AS GOOD AS IT GETS
To make a Western and that too a remake of a film that starred the legendary John Wayne takes some courage. The Coen Brothers—Ethan and Joel—have not just done that with their multiple Oscar nominated True Grit, they have stamped it with their own style and personality. The Coens now have a worldwide fan following, but this has been their most successful film to date. Is it nostalgia for the Western genre, and the almost forgotten cowboy mythology, or just admiration for whatever the two supertalented brothers do? Whatever.
True Grit, is based on the same Charles Portis' novel that had inspired the 1969 Henry Hathaway movie and won John Wayne his only Oscar; it would be an interesting exercise for film buffs to watch the old and the new back to back, just to see how different generations of filmmakers interpret the same story. Anyway, the odd pair of Rooster Cogburn and Mattie Ross is back in the form of Jeff Bridges and the feisty young Hailee Steinfeld, who seems to be headed for stardom.
Mattie is a plucky and persistent 14-year-old, who wants her father’s killer Tom Chaney (Josh Brolin) tracked down and killed. She hires the one-eyed, drunk and scruffy bounty hunter Marshal Cogburn (whom she has to drag out from the loo) for the job; LaBoeuf (Matt Damon), a Texas Ranger joins them in their hunt for his own reasons. Barry Pepper completes the remarkable cast list as Lucky Ned Pepper, leader of the gang Chaney hangs out with.
It is the Old West in all its glory, a landscape that matches with toughness. The Coen Brothers’ film is bound to be darker than most Westerns, but is it still lighter than what you’d expect from them, and the dialogue sparkles. The film eschews any ‘cuteness’ that threatens to creep in when the leading lady is a kid and her partner in crime a gruff older man. They do bond, but in a low-key, man to man way.

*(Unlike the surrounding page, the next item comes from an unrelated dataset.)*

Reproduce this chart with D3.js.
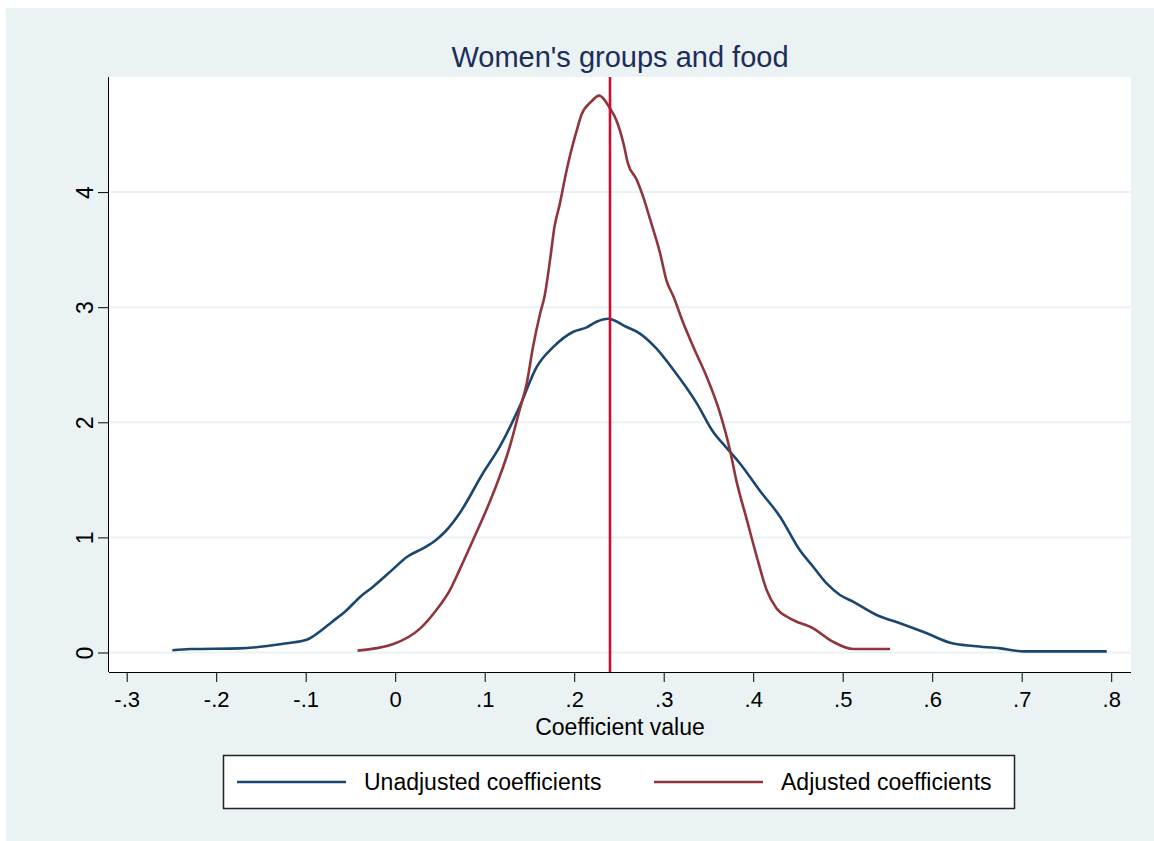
<!DOCTYPE html>
<html>
<head>
<meta charset="utf-8">
<script src="https://cdn.jsdelivr.net/npm/d3@7"></script>
<style>
  body { margin: 0; background: #fff; }
  text { font-family: "Liberation Sans", Arial, sans-serif; }
</style>
</head>
<body>
<svg id="chart" width="1154" height="841"></svg>
<script>
// kernel density estimates
const unadjX = [-0.249, -0.229, -0.174, -0.143, -0.121, -0.099, -0.09, -0.07, -0.054, -0.039, -0.025, -0.003, 0.013, 0.031, 0.046, 0.057, 0.072, 0.098, 0.117, 0.139, 0.158, 0.177, 0.199, 0.214, 0.225, 0.238, 0.258, 0.273, 0.292, 0.311, 0.337, 0.355, 0.37, 0.385, 0.407, 0.43, 0.452, 0.467, 0.482, 0.497, 0.512, 0.538, 0.564, 0.594, 0.62, 0.646, 0.676, 0.702, 0.795]
const unadjY = [0.02, 0.03, 0.036, 0.056, 0.08, 0.11, 0.15, 0.27, 0.37, 0.485, 0.57, 0.72, 0.83, 0.905, 0.98, 1.06, 1.21, 1.557, 1.79, 2.136, 2.48, 2.657, 2.787, 2.825, 2.874, 2.9, 2.83, 2.773, 2.64, 2.454, 2.165, 1.92, 1.78, 1.644, 1.41, 1.18, 0.89, 0.745, 0.6, 0.5, 0.44, 0.326, 0.254, 0.167, 0.085, 0.056, 0.036, 0.01, 0.01]

const adjX = [-0.042, -0.002, 0.028, 0.046, 0.061, 0.072, 0.087, 0.1095, 0.128, 0.139, 0.147, 0.154, 0.162, 0.167, 0.173, 0.178, 0.184, 0.19, 0.195, 0.203, 0.208, 0.219, 0.228, 0.24, 0.247, 0.255, 0.26, 0.27, 0.277, 0.285, 0.296, 0.303, 0.311, 0.322, 0.333, 0.348, 0.363, 0.374, 0.381, 0.393, 0.404, 0.415, 0.426, 0.441, 0.467, 0.489, 0.512, 0.553]
const adjY = [0.016, 0.074, 0.21, 0.37, 0.54, 0.72, 0.977, 1.383, 1.788, 2.107, 2.339, 2.657, 2.947, 3.1, 3.41, 3.7, 3.9, 4.134, 4.307, 4.54, 4.67, 4.786, 4.838, 4.728, 4.627, 4.424, 4.25, 4.105, 3.96, 3.758, 3.468, 3.236, 3.09, 2.86, 2.657, 2.396, 2.078, 1.76, 1.5, 1.15, 0.832, 0.543, 0.384, 0.297, 0.21, 0.094, 0.03, 0.03]

const xTicks = [-0.3, -0.2, -0.1, 0, 0.1, 0.2, 0.3, 0.4, 0.5, 0.6, 0.7, 0.8]
const xTickLabels = ["-.3", "-.2", "-.1", "0", ".1", ".2", ".3", ".4", ".5", ".6", ".7", ".8"]
const yTicks = [0, 1, 2, 3, 4]
const refLine = 0.24
const seriesNames = ["Unadjusted coefficients", "Adjusted coefficients"]
const seriesColors = ["#1a476f", "#90353b"]

const svg = d3.select("#chart")

// graph region
svg.append("rect")
  .attr("x", 6).attr("y", 8)
  .attr("width", 1148).attr("height", 833)
  .attr("fill", "#eaf2f3")

var plot = {left: 109, right: 1131, top: 77, bottom: 672}

svg.append("rect")
  .attr("x", plot.left).attr("y", plot.top)
  .attr("width", plot.right - plot.left).attr("height", plot.bottom - plot.top)
  .attr("fill", "#fff")

var x = d3.scaleLinear().domain([-0.3, 0.8]).range([126.7, 1111.2]),
    y = d3.scaleLinear().domain([0, 4]).range([652.5, 192.1]);

// gridlines
svg.append("g")
  .selectAll("line")
  .data(yTicks)
  .enter().append("line")
    .attr("x1", plot.left).attr("x2", plot.right)
    .attr("y1", d => y(d)).attr("y2", d => y(d))
    .attr("stroke", "#eaf2f3")
    .attr("stroke-width", 2)

// x axis
const xAxis = svg.append("g")
  .attr("transform", "translate(0," + plot.bottom + ")")
  .call(d3.axisBottom(x).tickValues(xTicks).tickSize(10).tickPadding(9)
    .tickFormat((d, i) => xTickLabels[i]))
xAxis.select(".domain").attr("d", "M" + plot.left + ",0.5H" + plot.right)
xAxis.selectAll("line").attr("stroke", "#000")
xAxis.selectAll("text").attr("font-size", 22).attr("fill", "#000")

// y axis
const yAxis = svg.append("g")
  .attr("transform", "translate(" + plot.left + ",0)")
  .call(d3.axisLeft(y).tickValues(yTicks).tickSize(11).tickPadding(0).tickFormat(d3.format("d")))
yAxis.select(".domain").attr("d", "M-0.5," + plot.top + "V" + plot.bottom)
yAxis.selectAll("line").attr("stroke", "#000")
yAxis.selectAll("text")
  .attr("font-size", 23).attr("fill", "#000")
  .attr("x", null).attr("dy", null)
  .attr("text-anchor", "middle")
  .attr("transform", "translate(-16,0) rotate(-90)")

// density curves
const line = d3.line()
  .x(d => x(d[0]))
  .y(d => y(d[1]))
  .curve(d3.curveMonotoneX)

const series = [d3.zip(unadjX, unadjY), d3.zip(adjX, adjY)]

svg.append("g")
  .selectAll("path")
  .data(series)
  .enter().append("path")
    .attr("d", line)
    .attr("fill", "none")
    .attr("stroke", (d, i) => seriesColors[i])
    .attr("stroke-width", 2.6)
    .attr("stroke-linejoin", "round")

// reference line
svg.append("line")
  .attr("x1", x(refLine)).attr("x2", x(refLine))
  .attr("y1", plot.top).attr("y2", plot.bottom)
  .attr("stroke", "#c8102e")
  .attr("stroke-width", 2.6)

// titles
svg.append("text")
  .attr("x", (plot.left + plot.right) / 2).attr("y", 67)
  .attr("text-anchor", "middle")
  .attr("font-size", 29)
  .attr("fill", "#1c2d5a")
  .text("Women's groups and food")

svg.append("text")
  .attr("x", (plot.left + plot.right) / 2).attr("y", 735)
  .attr("text-anchor", "middle")
  .attr("font-size", 23)
  .attr("fill", "#000")
  .text("Coefficient value")

// legend
const legend = svg.append("g")
legend.append("rect")
  .attr("x", 223.5).attr("y", 755.5)
  .attr("width", 791).attr("height", 53)
  .attr("fill", "#fff")
  .attr("stroke", "#222")
  .attr("stroke-width", 1.5)

const legendX = [237, 654]
const item = legend.selectAll(".item")
  .data(seriesNames)
  .enter().append("g")
    .attr("class", "item")
    .attr("transform", (d, i) => "translate(" + legendX[i] + ",782)")
item.append("line")
  .attr("x1", 0).attr("x2", 109)
  .attr("stroke", (d, i) => seriesColors[i])
  .attr("stroke-width", 2.6)
item.append("text")
  .attr("x", 127).attr("y", 8)
  .attr("font-size", 23)
  .attr("fill", "#000")
  .text(d => d)
</script>
</body>
</html>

If it’s possible to do an old-fashioned adventure set in the 19th century, yet update its sensibility to appeal to today’s audiences, the Coen Brothers have accomplished it and cinematographer Roger Deakins has shot it with the solemn majesty the landscape and lifestyle deserves. Even though anyone who has followed the genres and knows its conventions, is drawn into the film with a sense of how the inevitable end will come, and that has a lot to do with having Mattie at the core of the film. The brave, self-possessed young woman may not be such a rarity in 2011, but she is still not all that often in today’s chick flick territory.